Consent Ltd.:A Brief History of Egypt’s Ministerial Approval Requirement for Arbitration of State Contracts and Why It Should Be Abolished
Karim A. Youssef
ABSTRACT
Recourse to arbitration in state contracts or state entity contracts has been a longstanding hot topic in Egypt. In the aftermath of the Arab Spring, Egyptian courts have caused a major implosion in the rules governing arbitration in state contracts and state entity contracts. The so-called requirement of the minister’s approval was and continues to be at the centre of the post-2011 judicial unwinding of a number of Mubarak era transactions. A brief history of the requirement of the minister’s approval of arbitration agreements in state contracts and how it has been applied before and after the Revolution raises legitimate considerations about whether this legislative requirement is useful. The author believes that this requirement should be abolished.

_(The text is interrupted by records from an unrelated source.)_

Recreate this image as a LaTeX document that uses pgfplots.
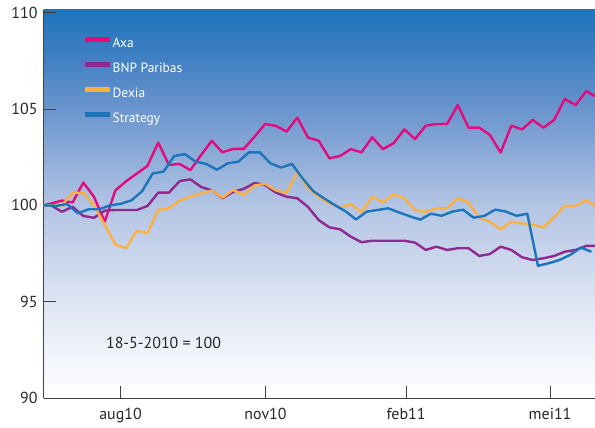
\documentclass[border=0pt]{standalone}
\usepackage{fontspec}
\setmainfont{PT Sans}
\usepackage{pgfplots}
\pgfplotsset{compat=1.18}
\definecolor{axa}{HTML}{E5097F}
\definecolor{bnp}{HTML}{8E2A8E}
\definecolor{dexia}{HTML}{FBB040}
\definecolor{strat}{HTML}{1C75BC}
\definecolor{bgtop}{HTML}{1F74BB}
\definecolor{bg0}{HTML}{4180C3}
\definecolor{bg1}{HTML}{6994CD}
\definecolor{bg2}{HTML}{B2C4E4}
\definecolor{bg3}{HTML}{DEE5F3}
\pgfdeclareverticalshading{bgshade}{100bp}{color(0bp)=(white); color(25bp)=(white); color(37.5bp)=(bg3); color(50bp)=(bg2); color(62.5bp)=(bg1); color(68.75bp)=(bg0); color(75bp)=(bgtop); color(100bp)=(bgtop)}
\begin{document}
\begin{tikzpicture}
\begin{axis}[
  scale only axis, width=551.5bp, height=388.3bp,
  xmin=0.28, xmax=51.82, ymin=90, ymax=110.13,
  axis lines*=left,
  axis line style={draw=black!75, line width=0.8bp},
  xtick={7.48,21.03,34.16,47.62},
  xticklabels={aug10,nov10,feb11,mei11},
  ytick={90,95,100,105,110},
  tick align=inside, major tick length=12bp,
  tick style={draw=black!75, line width=0.8bp},
  ticklabel style={font=\fontsize{16}{18}\selectfont, text=black!85},
  yticklabel style={xshift=-2.5bp},
  xticklabel style={yshift=-6bp},
  /pgf/number format/assume math mode=true,
  axis background/.style={shading=bgshade},
  every axis plot/.append style={line width=2.4bp, line join=round},
  legend style={at={(0.0662,0.9356)}, anchor=north west, draw=none, fill=none,
    font=\fontsize{13.5}{16}\selectfont, text=white, row sep=12bp,
    nodes={inner sep=0bp, text height=10bp, text depth=3bp}},
  legend cell align=left,
  legend image code/.code={\draw[#1, line width=4.5bp, line cap=butt] (0bp,4bp) -- (25bp,4bp);},
]
\addplot[axa] coordinates {
(0.28,100) (1,100.1) (2,100.25) (3,100.15) (4,101.18) (5,100.45) (6,99.15) (7,100.78) (8,101.25) (9,101.65) (10,102.05) (11,103.25) (12,102.1) (13,102.15) (14,101.83) (15,102.6) (16,103.35) (17,102.75) (18,102.93) (19,102.93) (20,103.56) (21,104.22) (22,104.12) (23,103.83) (24,104.55) (25,103.52) (26,103.35) (27,102.44) (28,102.56) (29,102.92) (30,102.75) (31,103.53) (32,102.92) (33,103.22) (34,103.94) (35,103.44) (36,104.13) (37,104.22) (38,104.22) (39,105.2) (40,104.03) (41,104.03) (42,103.65) (43,102.74) (44,104.13) (45,103.94) (46,104.43) (47,104.03) (48,104.43) (49,105.52) (50,105.2) (51,105.93) (52,105.6)
};
\addlegendentry{Axa}
\addplot[bnp] coordinates {
(0.28,100) (1,100.0) (2,99.67) (3,99.93) (4,99.45) (5,99.36) (6,99.73) (7,99.76) (8,99.76) (9,99.76) (10,99.97) (11,100.66) (12,100.66) (13,101.26) (14,101.35) (15,100.96) (16,100.78) (17,100.37) (18,100.7) (19,100.86) (20,101.16) (21,101.06) (22,100.66) (23,100.45) (24,100.37) (25,99.92) (26,99.24) (27,98.86) (28,98.76) (29,98.38) (30,98.09) (31,98.17) (32,98.17) (33,98.17) (34,98.17) (35,98.07) (36,97.69) (37,97.86) (38,97.69) (39,97.78) (40,97.78) (41,97.38) (42,97.48) (43,97.86) (44,97.69) (45,97.31) (46,97.17) (47,97.26) (48,97.38) (49,97.6) (50,97.69) (51,97.9) (52,97.9)
};
\addlegendentry{BNP Paribas}
\addplot[dexia] coordinates {
(0.28,100) (1,100.0) (2,100.0) (3,100.65) (4,100.65) (5,100.0) (6,99.0) (7,97.96) (8,97.78) (9,98.69) (10,98.56) (11,99.76) (12,99.85) (13,100.25) (14,100.45) (15,100.62) (16,100.77) (17,100.4) (18,100.8) (19,100.54) (20,101.03) (21,101.12) (22,100.78) (23,100.65) (24,101.75) (25,100.9) (26,100.45) (27,100.1) (28,99.88) (29,100.07) (30,99.64) (31,100.45) (32,100.16) (33,100.58) (34,100.37) (35,99.76) (36,99.67) (37,99.85) (38,99.85) (39,100.37) (40,100.15) (41,99.36) (42,99.15) (43,98.76) (44,99.15) (45,99.07) (46,99.0) (47,98.86) (48,99.38) (49,99.98) (50,99.98) (51,100.26) (52,99.95)
};
\addlegendentry{Dexia}
\addplot[strat] coordinates {
(0.28,100) (0.49,100.0) (1.49,99.98) (2.49,100.07) (3.49,99.59) (4.49,99.8) (5.49,99.8) (6.49,100.0) (7.49,100.08) (8.49,100.26) (9.49,100.73) (10.49,101.66) (11.49,101.75) (12.49,102.56) (13.49,102.66) (14.49,102.27) (15.49,102.15) (16.49,101.85) (17.49,102.18) (18.49,102.27) (19.49,102.75) (20.49,102.75) (21.49,102.18) (22.49,101.96) (23.49,102.15) (24.49,101.4) (25.49,100.74) (26.49,100.37) (27.49,100.02) (28.49,99.7) (29.49,99.27) (30.49,99.68) (31.49,99.76) (32.49,99.85) (33.49,99.64) (34.49,99.44) (35.49,99.26) (36.49,99.57) (37.49,99.46) (38.49,99.68) (39.49,99.78) (40.49,99.36) (41.49,99.46) (42.49,99.78) (43.49,99.68) (44.49,99.46) (45.49,99.57) (46.49,96.87) (47.49,97.0) (48.49,97.17) (49.49,97.43) (50.49,97.81) (51.49,97.6)
};
\addlegendentry{Strategy}
\node[font=\fontsize{16}{18}\selectfont, text=black!85] at (axis cs:11.5,92.87) {18-5-2010 = 100};
\end{axis}
\pgfresetboundingbox
\path ([xshift=-43.5bp,yshift=-29.7bp]current axis.south west) rectangle ([yshift=10bp]current axis.north east);
\end{tikzpicture}
\end{document}
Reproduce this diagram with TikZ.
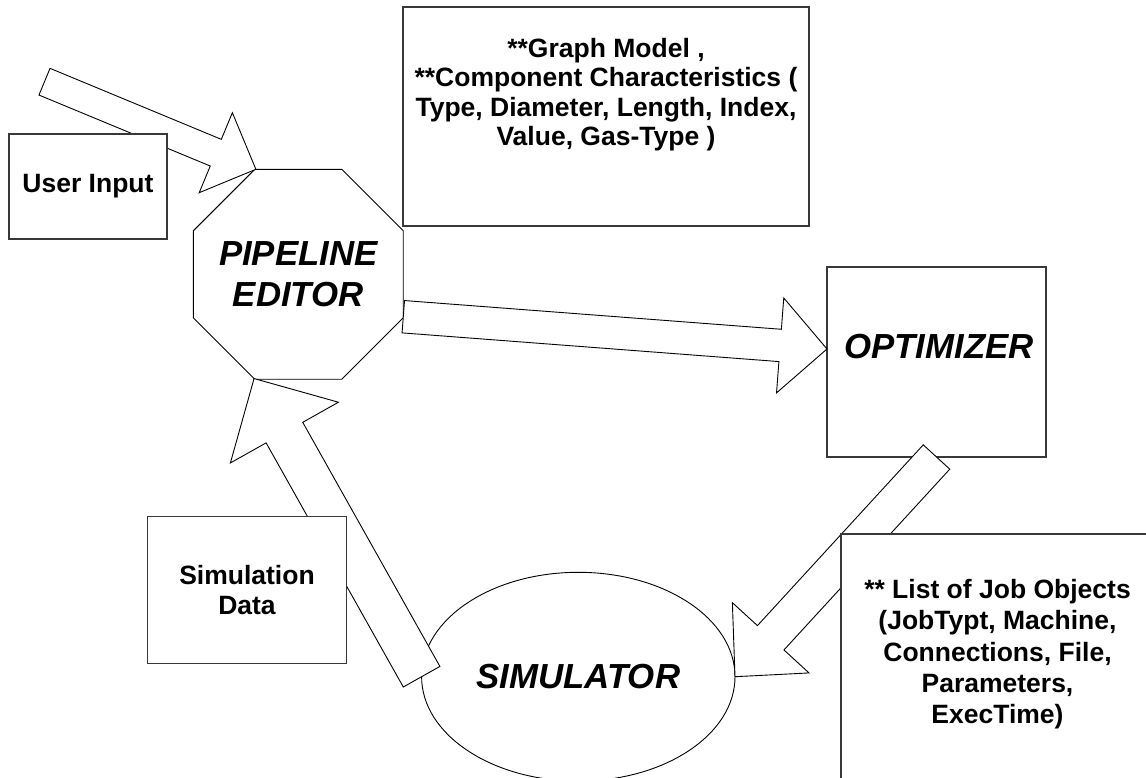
\documentclass[tikz,border=0pt]{standalone}
\usepackage{fontspec}
\setmainfont{Liberation Sans}
\usetikzlibrary{calc,shapes.geometric}

% hollow block arrow: #1 tail, #2 tip, #3 shaft half-width, #4 head half-width, #5 head length
\newcommand{\hollowarrow}[5]{%
  \path (#1) coordinate (ha-t) ($(#2)!#5!(#1)$) coordinate (ha-b);
  \draw[blockarrow]
    ($(ha-t)!#3!90:(#2)$) -- ($(ha-b)!#3!90:(#2)$) -- ($(ha-b)!#4!90:(#2)$)
    -- (#2)
    -- ($(ha-b)!#4!-90:(#2)$) -- ($(ha-b)!#3!-90:(#2)$) -- ($(ha-t)!#3!-90:(#2)$) -- cycle;
}

\tikzset{
  blockarrow/.style={draw=black, fill=white, line width=0.9pt, line join=miter},
  panel/.style={draw=black!78, fill=white, line width=1.3pt, inner sep=0pt, outer sep=0pt},
  outline/.style={draw=black, fill=white, line width=0.9pt, inner sep=0pt, outer sep=0pt},
  smalltxt/.style={font=\fontsize{26.5}{30.5}\selectfont\bfseries, align=center, inner sep=0pt},
  bigtxt/.style={font=\fontsize{34.8}{41.7}\selectfont\bfseries\itshape, align=center, inner sep=0pt},
}

\begin{document}
\begin{tikzpicture}[x=1pt, y=-1pt]
  \useasboundingbox (0,0) rectangle (1146,778);
  \clip (0,0) rectangle (1146,778);
  \fill[white] (0,0) rectangle (1146,778);

  % main components
  \node[outline, regular polygon, regular polygon sides=8, minimum size=227.3]
        (pe) at (298.3,274.3) {};
  \node[bigtxt] (petxt) at (pe.center) {PIPELINE\\EDITOR};
  \node[outline, ellipse, minimum width=313.4, minimum height=208.8,
        font=\fontsize{34.8}{41.7}\selectfont\bfseries\itshape]
        (sim) at (578.3,676.7) {SIMULATOR};
  \node[panel, minimum width=219, minimum height=190] (opt) at (936.5,362) {};
  \node[bigtxt, anchor=base] (opttxt) at (939,358) {OPTIMIZER};

  % data-flow arrows
  \coordinate (ui-src) at (44.5,81.7);
  \coordinate (opt-in) at ($(opt.west)+(0,-13)$);
  \hollowarrow{ui-src}{pe.112.5}{14.45pt}{43.3pt}{43.4pt}
  \hollowarrow{pe.-22.5}{opt-in}{16.2pt}{47.6pt}{47pt}
  \hollowarrow{opt.south}{sim.east}{18pt}{52pt}{52.8pt}
  \hollowarrow{sim.west}{pe.247.5}{21pt}{62pt}{62pt}

  % annotation boxes
  \node[panel, minimum width=158, minimum height=105, smalltxt] (ui) at (88,186.5) {User Input};
  \node[panel, minimum width=199.4, minimum height=146.6, smalltxt] (sd) at (247,590) {Simulation\\Data};
  \node[panel, minimum width=406, minimum height=219] (gm) at (606,116.5) {};
  \node[smalltxt, anchor=north, font=\fontsize{26.5}{29.3}\selectfont\bfseries] (gmtxt) at (606,38)
    {**Graph Model ,\\**Component Characteristics (\\Type, Diameter, Length, Index,\\Value, Gas-Type )};
  \node[panel, minimum width=313, minimum height=260] (jobs) at (997.5,664) {};
  \node[smalltxt, anchor=north, font=\fontsize{26.5}{31.3}\selectfont\bfseries] (jobstxt) at (997.5,579)
    {** List of Job Objects\\(JobTypt, Machine,\\Connections, File,\\Parameters,\\ExecTime)};
\end{tikzpicture}
\end{document}
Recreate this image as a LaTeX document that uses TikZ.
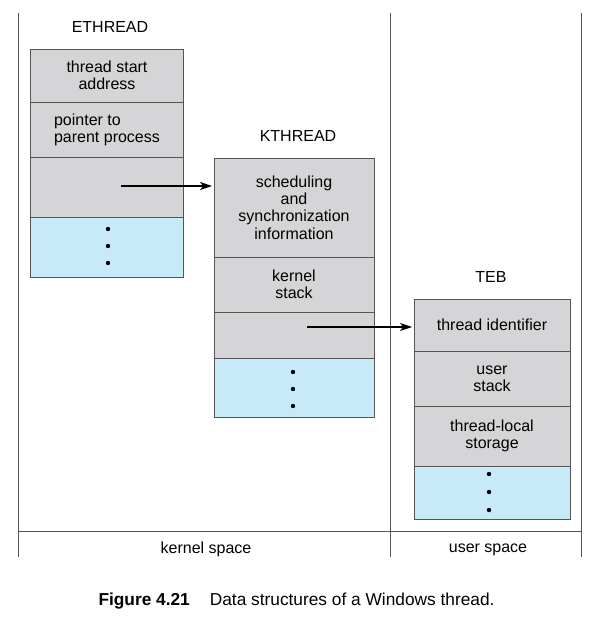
\documentclass[tikz,border=0pt]{standalone}
\usepackage{fontspec}
\setmainfont{Liberation Sans}
\usetikzlibrary{arrows.meta}
\definecolor{cellgray}{HTML}{D5D5D7}
\definecolor{cellblue}{HTML}{C8EAF8}
\definecolor{edge}{HTML}{555555}
\begin{document}
\begin{tikzpicture}[x=1pt,y=-1pt,
  every node/.style={font=\fontsize{16}{17.2}\selectfont},
  cell/.style={draw=edge,line width=0.9pt,fill=cellgray,inner sep=0pt,align=center},
  bluecell/.style={cell,fill=cellblue},
  dotmark/.style={circle,fill=black,inner sep=0pt,minimum size=4.4pt},
  ptr/.style={line width=1.2pt,-{Stealth[length=12pt,width=8pt,inset=3pt]}},
  frame/.style={draw=edge,line width=0.9pt}]
\useasboundingbox (0,0) rectangle (594,621);
% frame
\coordinate (fl1) at (18,13); \coordinate (fl2) at (18,557);
\coordinate (fm1) at (390,13); \coordinate (fm2) at (390,557);
\coordinate (fr1) at (581,13); \coordinate (fr2) at (581,557);
\coordinate (hl) at (18,531); \coordinate (hr) at (581,531);
\draw[frame] (fl1) -- (fl2);
\draw[frame] (fm1) -- (fm2);
\draw[frame] (fr1) -- (fr2);
\draw[frame] (hl) -- (hr);
\node (ks) at (206,549.5) {kernel space};
\node (us) at (488,549.5) {user space};
% ETHREAD
\node (eth) at (110,27) {ETHREAD};
\node[cell,minimum width=153pt,minimum height=53pt] (e1) at (107,75.5) {thread start\\address};
\node[cell,minimum width=153pt,minimum height=55pt,align=left] (e2) at (107,129.5) {pointer to\\parent process};
\node[cell,minimum width=153pt,minimum height=60pt] (e3) at (107,187) {};
\node[bluecell,minimum width=153pt,minimum height=60pt] (e4) at (107,247) {};
\node[dotmark] (ed1) at (108,229) {};
\node[dotmark] (ed2) at (108,246) {};
\node[dotmark] (ed3) at (108,263) {};
% KTHREAD
\node (kth) at (298,136) {KTHREAD};
\node[cell,minimum width=160pt,minimum height=99pt] (k1) at (294,207.5) {scheduling\\and\\synchronization\\information};
\node[cell,minimum width=160pt,minimum height=55pt] (k2) at (294,284.5) {kernel\\stack};
\node[cell,minimum width=160pt,minimum height=46pt] (k3) at (294,335) {};
\node[bluecell,minimum width=160pt,minimum height=59pt] (k4) at (294,387.5) {};
\node[dotmark] (kd1) at (293,372) {};
\node[dotmark] (kd2) at (293,389) {};
\node[dotmark] (kd3) at (293,406) {};
% TEB
\node (teb) at (491,277) {TEB};
\node[cell,minimum width=156pt,minimum height=52pt] (t1) at (492,325) {thread identifier};
\node[cell,minimum width=156pt,minimum height=55pt] (t2) at (492,378.5) {user\\stack};
\node[cell,minimum width=156pt,minimum height=60pt] (t3) at (492,436) {thread-local\\storage};
\node[bluecell,minimum width=156pt,minimum height=53pt] (t4) at (492,492.5) {};
\node[dotmark] (td1) at (489,474) {};
\node[dotmark] (td2) at (489,492) {};
\node[dotmark] (td3) at (489,510) {};
% pointers
\coordinate (p1) at (121,186);
\coordinate (p2) at (307,327);
\draw[ptr] (p1) -- ([xshift=-1.5pt]p1 -| k1.west);
\draw[ptr] (p2) -- ([xshift=-1.5pt]p2 -| t1.west);
% caption
\node[font=\fontsize{17.3}{20}\selectfont] (cap) at (296.5,601) {\textbf{Figure 4.21}\hspace{20pt}Data structures of a Windows thread.};
\end{tikzpicture}
\end{document}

The decision to abolish the requirement of the minister’s approval should be seen through the lens of the developments brought about by Law No. 32 of 2014 and the balance the law aims to strike between the legitimate interest of the state in protecting the integrity of state contracts and the legitimate interest of investors in protecting their contractual rights. From that balance emerges a key notion, namely, the legitimate right (not only obligation) of the state (as in the executive branch of the government) to protect its investment climate and the sanctity of its commitments, and by proxy, also its international law obligations to observe standards of conduct afforded to foreign investors in bilateral investment treaties and other general international law obligations. It is that right to which the government of Egypt has availed itself by eliminating third-party nullification rights of state contracts and the post-2011 enforcement of those rights. It is also through the lens of that right that the necessity of abolishing the requirement of the minister’s approval should be considered.